Nature seems to be getting more violent in recent years with frequent earthquakes, increased numbers of hurricanes and record breaking snowstorms. Insurance damage claims have increased considerably. The International Building Code has revised upward its wind and snow loading requirements for some areas of the
Each year there are reports of greenhouses that have been damaged by weather and natural events. Greenhouse design is different than conventional farm buildings in that the structural profile has to be small to allow maximum light to reach the plants. Most farm buildings are over designed to handle severe weather conditions.
Damage to greenhouses can include racking of the frame, bending of the hoops, broken glass or torn plastic and uplifted foundation posts. Preparation ahead of time can minimize the damage.
Wind forces that act on a greenhouse are influenced by numerous factors including the basics wind speed, building orientation, exposure, height and shape of doors or vents that may be open. The wind passing over a greenhouse creates a positive pressure on the windward side and a negative pressure on the leeward side. These can combine to create a force that wants to collapse or overturn the building. An 80 mph wind can produce a pressure of 16 pounds per square foot (psf). For example, the 10’ by 100’ sidewall of a gutter-connected greenhouse would have to resist a 16,000 pound force.
Wind can also create a force similar to an aircraft wing that wants to lift the greenhouse off the ground. An 80 mph wind blowing perpendicular to the side of a 28’ x 100’ hoophouse can create a lifting force of 220 pounds per foot of length or 22,000 pounds of uplift on the whole structure. When you consider the total weight of materials and equipment in the greenhouse is about 6000 pounds, the foundation must have a withdrawl resistance of about 300 pounds each. This is why building inspectors frequently require that the posts be surrounded by concrete.

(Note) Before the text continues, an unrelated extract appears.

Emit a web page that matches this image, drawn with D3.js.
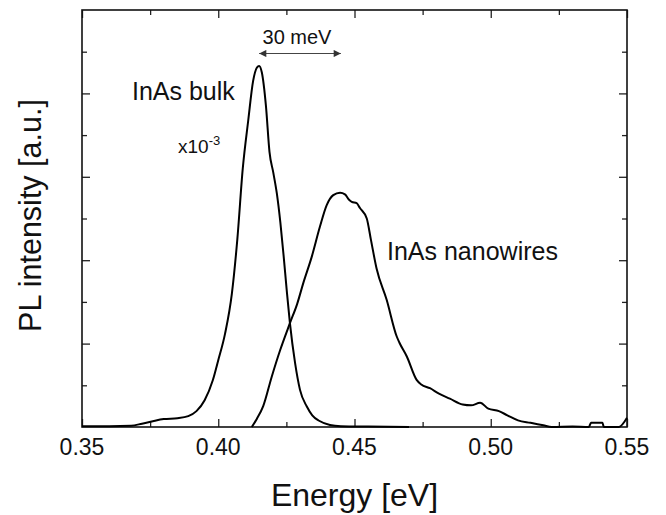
<!DOCTYPE html>
<html>
<head>
<meta charset="utf-8">
<script src="https://cdn.jsdelivr.net/npm/d3@7"></script>
<style>
  body { margin: 0; background: #fff; }
  svg text { font-family: "Liberation Sans", Arial, sans-serif; fill: #111; }
</style>
</head>
<body>
<div id="chart"></div>
<script>
// PL spectra (energy in eV, intensity in axis units 0..10)
var bulkEnergy = [0.350, 0.360, 0.368, 0.372, 0.376, 0.380, 0.385, 0.389, 0.392, 0.395, 0.398, 0.400,
  0.4025, 0.405, 0.407, 0.409, 0.411, 0.4128, 0.4142, 0.415, 0.416, 0.4175, 0.4188, 0.4202, 0.4215,
  0.4228, 0.4240, 0.4251, 0.4263, 0.4282, 0.4300, 0.4325, 0.4345, 0.437, 0.441, 0.445, 0.455, 0.470];
var bulkValue = [0.02, 0.02, 0.03, 0.08, 0.14, 0.19, 0.21, 0.26, 0.38, 0.64, 1.12, 1.6,
  2.24, 3.2, 4.5, 6.2, 7.35, 8.3, 8.62, 8.66, 8.5, 7.7, 6.6, 6.1, 5.6,
  4.9, 4.1, 3.3, 2.49, 1.53, 0.89, 0.49, 0.28, 0.15, 0.05, 0.02, 0.01, 0.0];

var wireEnergy = [0.4123, 0.4142, 0.4165, 0.4196, 0.4227, 0.4263, 0.429, 0.4312, 0.4343, 0.4373,
  0.4398, 0.4422, 0.4447, 0.4465, 0.448, 0.449, 0.4508, 0.452, 0.4545, 0.456, 0.4581, 0.4618,
  0.4655, 0.4665, 0.4692, 0.4728, 0.4745, 0.4777, 0.481, 0.485, 0.4897, 0.4928, 0.4961, 0.4991,
  0.503, 0.5061, 0.51, 0.5146, 0.5193, 0.5224, 0.53, 0.536, 0.5368, 0.541, 0.5415, 0.547, 0.55];
var wireValue = [0.0, 0.2, 0.5, 1.2, 1.84, 2.49, 2.96, 3.45, 4.08, 4.8,
  5.32, 5.56, 5.62, 5.58, 5.45, 5.4, 5.37, 5.25, 5.0, 4.5, 3.8, 3.05,
  2.17, 2.02, 1.69, 1.13, 1.02, 0.93, 0.8, 0.68, 0.54, 0.52, 0.58, 0.44,
  0.38, 0.28, 0.16, 0.1, 0.04, 0.0, 0.01, 0.0, 0.1, 0.1, 0.0, 0.0, 0.22];

var xTickValues = [0.35, 0.40, 0.45, 0.50, 0.55];
var xTickLabels = ["0.35", "0.40", "0.45", "0.50", "0.55"];
var xMinorTicks = [0.375, 0.425, 0.475, 0.525];
var yMajorTicks = [2, 4, 6, 8];
var yMinorTicks = [1, 3, 5, 7, 9];

var peakBulk = 0.415, peakWire = 0.445;

var width = 666, height = 515;
var margin = {left: 82, right: 39, top: 10, bottom: 88};

var svg = d3.select("#chart").append("svg")
  .attr("width", width)
  .attr("height", height);

var x = d3.scaleLinear().domain([0.35, 0.55]).range([margin.left, width - margin.right]);
var y = d3.scaleLinear().domain([0, 10]).range([height - margin.bottom, margin.top]);

// ticks pointing inward on all four sides
function drawTicks(axis, vals, len) {
  svg.append("g")
    .attr("transform", axis.t)
    .call(axis.gen(axis.scale).tickValues(vals).tickSize(len).tickFormat(""))
    .call(function (g) { g.select(".domain").remove(); })
    .selectAll("line").attr("stroke", "#222").attr("stroke-width", 1.3);
}
var b = height - margin.bottom, r = width - margin.right;
drawTicks({t: "translate(0," + b + ")", gen: d3.axisTop, scale: x}, xTickValues, 8);
drawTicks({t: "translate(0," + b + ")", gen: d3.axisTop, scale: x}, xMinorTicks, 5);
drawTicks({t: "translate(0," + margin.top + ")", gen: d3.axisBottom, scale: x}, xTickValues, 8);
drawTicks({t: "translate(0," + margin.top + ")", gen: d3.axisBottom, scale: x}, xMinorTicks, 5);
drawTicks({t: "translate(" + margin.left + ",0)", gen: d3.axisRight, scale: y}, yMajorTicks, 8);
drawTicks({t: "translate(" + margin.left + ",0)", gen: d3.axisRight, scale: y}, yMinorTicks, 5);
drawTicks({t: "translate(" + r + ",0)", gen: d3.axisLeft, scale: y}, yMajorTicks, 8);
drawTicks({t: "translate(" + r + ",0)", gen: d3.axisLeft, scale: y}, yMinorTicks, 5);

// tick labels
svg.append("g").selectAll("text")
  .data(xTickValues)
  .enter().append("text")
  .attr("x", function (d) { return x(d); })
  .attr("y", 455)
  .attr("text-anchor", "middle")
  .attr("font-size", 23)
  .text(function (d, i) { return xTickLabels[i]; });

// frame
svg.append("rect")
  .attr("x", margin.left).attr("y", margin.top)
  .attr("width", r - margin.left).attr("height", b - margin.top)
  .attr("fill", "none").attr("stroke", "#111").attr("stroke-width", 1.6);

// curves
var line = d3.line()
  .x(function (d) { return x(d[0]); })
  .y(function (d) { return y(d[1]); })
  .curve(d3.curveMonotoneX);

svg.append("path")
  .datum(d3.zip(bulkEnergy, bulkValue))
  .attr("d", line)
  .attr("fill", "none").attr("stroke", "#000").attr("stroke-width", 2);

svg.append("path")
  .datum(d3.zip(wireEnergy, wireValue))
  .attr("d", line)
  .attr("fill", "none").attr("stroke", "#000").attr("stroke-width", 2);

// axis titles
svg.append("text")
  .attr("x", (margin.left + r) / 2).attr("y", 506)
  .attr("text-anchor", "middle").attr("font-size", 32)
  .text("Energy [eV]");

svg.append("text")
  .attr("transform", "translate(41,215.5) rotate(-90)")
  .attr("text-anchor", "middle").attr("font-size", 30.5)
  .text("PL intensity [a.u.]");

// annotations
svg.append("defs").append("marker")
  .attr("id", "arr").attr("viewBox", "0 0 10 10")
  .attr("refX", 10).attr("refY", 5)
  .attr("markerWidth", 9).attr("markerHeight", 6)
  .attr("orient", "auto-start-reverse")
  .append("path").attr("d", "M0,0L10,5L0,10z").attr("fill", "#333");

svg.append("line")
  .attr("x1", x(peakBulk)).attr("x2", x(peakWire))
  .attr("y1", 53.5).attr("y2", 53.5)
  .attr("stroke", "#444").attr("stroke-width", 1.2)
  .attr("marker-start", "url(#arr)").attr("marker-end", "url(#arr)");

svg.append("text")
  .attr("x", (x(peakBulk) + x(peakWire)) / 2 - 3).attr("y", 44)
  .attr("text-anchor", "middle").attr("font-size", 20)
  .text("30 meV");

svg.append("text")
  .attr("x", 132).attr("y", 100)
  .attr("font-size", 25)
  .text("InAs bulk");

var mult = svg.append("text")
  .attr("x", 178).attr("y", 153)
  .attr("font-size", 19);
mult.append("tspan").text("x10");
mult.append("tspan").attr("dy", -8).attr("font-size", 13).text("-3");

svg.append("text")
  .attr("x", 387).attr("y", 260)
  .attr("font-size", 25)
  .text("InAs nanowires");
</script>
</body>
</html>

Although you have no control over the force or direction of severe winds, here are a few tips to help minimize storm damage:
- Check the area for loose objects. Anything that can be picked up and hurled through the glazing should be secured or moved indoors. Metal chimney (stove pipe) sections should be secured with sheet metal screws.
- Inspect for dry or weak tree limbs that could fall on the greenhouse.
- Close all openings including vents, louvers and doors. The effective force of the wind is doubled when it is allowed inside the building. The wind on the outside puts a pressure or lifting force on the structure. The wind inside tries to force the walls and roof off.
- On air inflated greenhouses, increase the inflation pressure slightly by opening the blower’s intake valve. This will reduce the rippling effect. Check to see that the plastic is attached securely and that any holes are taped.
- Disconnect the arm to the motor on all ventilation – intake shutters and tape the shutters closed. Then turn on enough exhaust fans to create a vacuum in the greenhouse. This will suck the plastic tight against the frame.
- Windbreaks can reduce the wind speed and deflect it over the greenhouse. Conifer trees (hemlock, spruce, pine, etc.) in a double row located at least 50’ upwind from the greenhouse can reduce the damaging effects of the wind. Wood or plastic storm fencing can be used as a temporary measure.
Snow that accumulates on a greenhouse can put significant weight on the structural members. Snow loads vary considerably from 0 along the southern coastline to more than 100 pounds per square foot in
Maine. Local building codes specify the design snow load.
Snow can be light and fluffy with a water equivalent of 12” of snow equal to 1” of rain. It can also be wet and heavy with 3” equal to 1” of rain. Snow having a 1” rain water equivalent will load a greenhouse with 5.2 psf. This amounts to 6.5 tons on a 25’ x 96’ greenhouse.
The following are a few pointers to consider before the next snow season:
- The foundation piers or posts should be large enough to support the weight of the building including crop and equipment loads.
- All greenhouses should have diagonal bracing to keep it from racking from the weight of the snow or force of the wind.
- Collar ties and post connections should have adequate bolts or screws. This is a weak point in some greenhouse designs.
- Allow 10’ to 12’ between individual greenhouse for snow accumulation and to prevent sidewalls from being crushed in.
- When building new hoophouses, consider using a gothic design that sheds snow easier. In hoop shaped houses, install 2” x 4” posts under the ridge every 10’ when heavy snow is predicted.
- The heating system should be large enough to maintain 60ºF to melt snow and ice. It takes 250 Btu/hr per square foot of glazing to melt a wet snow falling at a rate of 1”/hour. Heat should be turned on in the greenhouse or under the gutter several hours before the storm begins.
- The plastic should be tight and inflated to at least 0.25” water pressure. This can be checked with a monometer. Any cracked or broken glass should be replaced.
- Energy screens should be retracted to allow heat to the glazing.
- A standby generator should be available with adequate fuel for the duration of the storm to power heaters, fans and blowers.
Selection of greenhouses that meet the International Building Code and good construction techniques are important considerations when building new greenhouses. A little preparation before a storm can minimize damage from severe weather events.